Monday, August 24, 2020

Your Monday Moment of Steve Fulfills a Life-Long Dream

So thanks to the miracle of modern technology, I just got to sing and play with the freaking Byrds.

The back story: As you may or may not know, I am in the process of putting together a final Floor Models record -- specifically, either an album or an EP that will be a tribute to The Byrds (titled In-Flyte Entertainment, courtesy of friend of PowerPop and moi Tommy Perkins. Thanks. Tommy!). This is going to feature a lot of my musician friends -- some of whom you will be familiar with -- but the core group of players is going to be the surviving Flo Mos before we shuffle off this mortal coil, which could be any minute now. Heh.

In any case, I've been kicking this idea around since last year, and at the time I was conceptualizing it, I was hobnobbing with our late great drummer and dear friend (or, as I used to refer to him, my musical director for the last 50 years) Glen Robert Allen. My idea was that we'd restrict the Byrds songs being covered to those they had done between their debut LP in 1965 and their final album involving David Crosby in 1967, i.e. just their folk-rock and psychedelic stuff, before they went country-rock. The music that had principally influenced the Flo Mos.

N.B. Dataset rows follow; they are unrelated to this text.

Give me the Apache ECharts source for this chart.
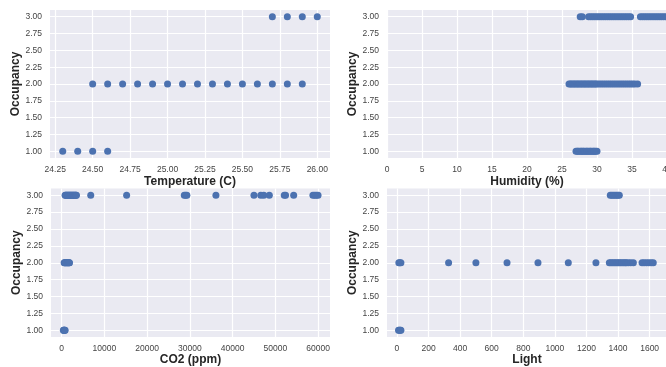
<!DOCTYPE html>
<html>
<head>
<meta charset="utf-8">
<script src="https://cdn.jsdelivr.net/npm/echarts@6/dist/echarts.min.js"></script>
<style>html,body{margin:0;padding:0;background:#fff;}#c{width:666px;height:367px;}</style>
</head>
<body>
<div id="c"></div>
<script>
// ---- data ----
var occTicks = [1.00, 1.25, 1.50, 1.75, 2.00, 2.25, 2.50, 2.75, 3.00];

var tempTicks = [24.25, 24.50, 24.75, 25.00, 25.25, 25.50, 25.75, 26.00];
var tempOcc1 = [24.3, 24.4, 24.5, 24.6];
var tempOcc2 = [24.5, 24.6, 24.7, 24.8, 24.9, 25.0, 25.1, 25.2, 25.3, 25.4, 25.5, 25.6, 25.7, 25.8, 25.9];
var tempOcc3 = [25.7, 25.8, 25.9, 26.0];

var humTicks = [0, 5, 10, 15, 20, 25, 30, 35, 40];
var humOcc1 = [27.0, 27.2, 27.3, 27.5, 27.7, 27.8, 28.0, 28.1, 28.3, 28.5, 28.6, 28.8, 29.0, 29.1, 29.3, 29.5, 29.6, 29.8, 30.0];
var humOcc2 = [26.0, 26.2, 26.4, 26.6, 26.8, 27.0, 27.2, 27.4, 27.6, 27.8, 28.0, 28.2, 28.4, 28.6, 28.8, 29.0, 29.2, 29.4, 29.6, 29.8, 30.0, 30.3, 30.6, 30.9, 31.2, 31.5, 31.8, 32.1, 32.4, 32.7, 33.0, 33.3, 33.6, 33.9, 34.2, 34.5, 34.8, 35.1, 35.4, 35.8];
var humOcc3 = [27.6, 27.9, 28.8, 29.1, 29.4, 29.7, 30.0, 30.3, 30.6, 30.9, 31.2, 31.5, 31.8, 32.1, 32.4, 32.7, 33.0, 33.3, 33.6, 33.9, 34.2, 34.5, 34.8, 36.2, 36.5, 36.8, 37.1, 37.4, 37.7, 38.0, 38.3, 38.6, 38.9, 39.2, 39.5, 39.8, 40.2, 40.6, 41.0];

var co2Ticks = [0, 10000, 20000, 30000, 40000, 50000, 60000];
var co2Occ1 = [400, 500, 600, 700, 800];
var co2Occ2 = [580, 700, 850, 1000, 1150, 1300, 1450, 1600, 1750, 1820];
var co2Occ3 = [800, 950, 1100, 1250, 1400, 1550, 1700, 1850, 2000, 2150, 2300, 2450, 2600, 2750, 2900, 3050, 3200, 3350, 3450, 6800, 15200, 28700, 29000, 29300, 36100, 45000, 46600, 47300, 48600, 52100, 52400, 54300, 58800, 59200, 59600, 60000];

var lightTicks = [0, 200, 400, 600, 800, 1000, 1200, 1400, 1600];
var lightOcc1 = [10, 15, 20, 25];
var lightOcc2 = [12, 18, 25, 327, 500, 697, 893, 1085, 1260, 1345, 1355, 1365, 1375, 1385, 1395, 1405, 1415, 1425, 1435, 1445, 1452, 1465, 1480, 1497, 1552, 1565, 1580, 1595, 1610, 1623];
var lightOcc3 = [1351, 1360, 1370, 1380, 1390, 1400, 1408];

// ---- chart ----
var FONT = 'Liberation Sans, Arial, sans-serif';
var grids = [
  {left: 50, top: 10, width: 280, height: 148},
  {left: 387, top: 10, width: 280, height: 148},
  {left: 51, top: 188.5, width: 279, height: 148.5},
  {left: 387, top: 188.5, width: 280, height: 148.5}
].map(function (g) {
  return Object.assign({show: true, backgroundColor: '#eaeaf2', borderWidth: 0, containLabel: false, outerBoundsMode: 'none'}, g);
});

function xAx(i, name, min, max, ticks, fmt, gap) {
  return {
    gridIndex: i, type: 'value', min: min, max: max,
    name: name, nameLocation: 'middle', nameGap: gap,
    nameTextStyle: {fontFamily: FONT, fontWeight: 'bold', fontSize: 12, color: '#262626'},
    axisLine: {show: false},
    axisTick: {show: false, customValues: ticks},
    axisLabel: {customValues: ticks, formatter: fmt, fontFamily: FONT, fontSize: 8.5, color: '#444', margin: 7},
    splitLine: {show: true, lineStyle: {color: '#ffffff', width: 1.2}}
  };
}
function yAx(i) {
  return {
    gridIndex: i, type: 'value', min: 0.9, max: 3.1,
    name: 'Occupancy', nameLocation: 'middle', nameGap: 23,
    nameTextStyle: {fontFamily: FONT, fontWeight: 'bold', fontSize: 12, color: '#262626'},
    axisLine: {show: false},
    axisTick: {show: false, customValues: occTicks},
    axisLabel: {customValues: occTicks, formatter: function (v) { return v.toFixed(2); }, fontFamily: FONT, fontSize: 8.5, color: '#444', margin: 8},
    splitLine: {show: true, lineStyle: {color: '#ffffff', width: 1.2}}
  };
}
function str(v) { return String(v); }
function f2(v) { return v.toFixed(2); }

function ser(i, xs, occ) {
  return {
    type: 'scatter', xAxisIndex: i, yAxisIndex: i, symbolSize: 7,
    itemStyle: {color: '#4c72b0', opacity: 1},
    data: xs.map(function (x) { return [x, occ]; }),
    silent: true, animation: false
  };
}

var option = {
  animation: false,
  grid: grids,
  xAxis: [
    xAx(0, 'Temperature (C)', 24.215, 26.085, tempTicks, f2, 18),
    xAx(1, 'Humidity (%)', 0, 40, humTicks, str, 18),
    xAx(2, 'CO2 (ppm)', -2500, 62800, co2Ticks, str, 17),
    xAx(3, 'Light', -63, 1710, lightTicks, str, 17)
  ],
  yAxis: [yAx(0), yAx(1), yAx(2), yAx(3)],
  series: [
    ser(0, tempOcc1, 1), ser(0, tempOcc2, 2), ser(0, tempOcc3, 3),
    ser(1, humOcc1, 1), ser(1, humOcc2, 2), ser(1, humOcc3, 3),
    ser(2, co2Occ1, 1), ser(2, co2Occ2, 2), ser(2, co2Occ3, 3),
    ser(3, lightOcc1, 1), ser(3, lightOcc2, 2), ser(3, lightOcc3, 3)
  ]
};
var chart = echarts.init(document.getElementById('c'), null, {renderer: 'canvas'});
chart.setOption(option);
</script>
</body>
</html>
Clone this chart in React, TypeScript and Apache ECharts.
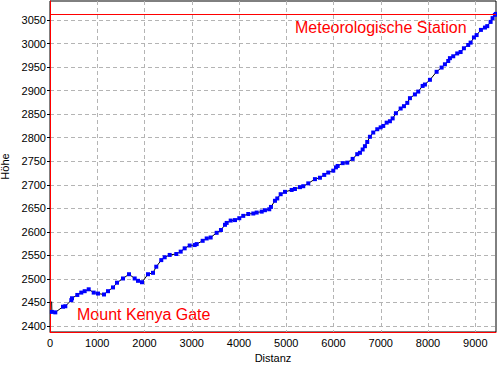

Glen, however, being the brilliant guy he was, said to me "Uh, Steve -- that's great, but if you don't include "Tulsa County," the gorgeous country song from the Ballad of Easy Rider LP, then you're a mongrel idiot." I was not immediately convinced, but I do in fact love that song and on reflection -- not even considering Glen's health issues at the time -- I ultimately agreed with him.

Bottom line: A few weeks ago -- the intertubes being the wondrous things they are -- I found an instrumental track of the Byrds recording of said song, sans lead vocal and with a barely audible bass. And then last Thursday I went into the studio and put a new vocal and bass part on it.

Which is to say I finally got to collaborate with my favorite band of all time.

The track isn't done -- ultimately we're gonna replace all the original instrumentation, including adding an electric 12-string to it, which should make it sound less country-rock and more 1966. But in any case, this rough version is now the favorite thing I've ever done artistically in my entire life. I think it really sounds like an authentic Byrds outtake I just happened to sneak onto when they weren't paying attention.

I should add that I barely recognize my voice, which is a good thing. I'm well aware that I've never been a particularly good singer; basically, I can negotiate a sort of snotty sounding nasal Jewish suburban punk Lou Reed kind of thing at best. But here, I think, I've done better; to my ears, the vocalist on this genuinely sounds like his heart has been broken.

I'll keep you up to date on the progress of the track and the album itself as things develop. And god bless you, Glen.

[cross-posted at Floor Your Love]


Anonymous said...

Nice work, Steve! You almost sound like a Okie from Muskogee.

- Paul in DK

FD13NYC said...

Nice work!

pete said...

Wish I could hear it but I suppose I will soon enough. BTW, I have a terrific uptempo arrangement of "Oil In My Lamp" with three-part vocal arrangement written out. Just saying'.

Mike Bankhead said...

That's a pretty cool way to play with your heroes.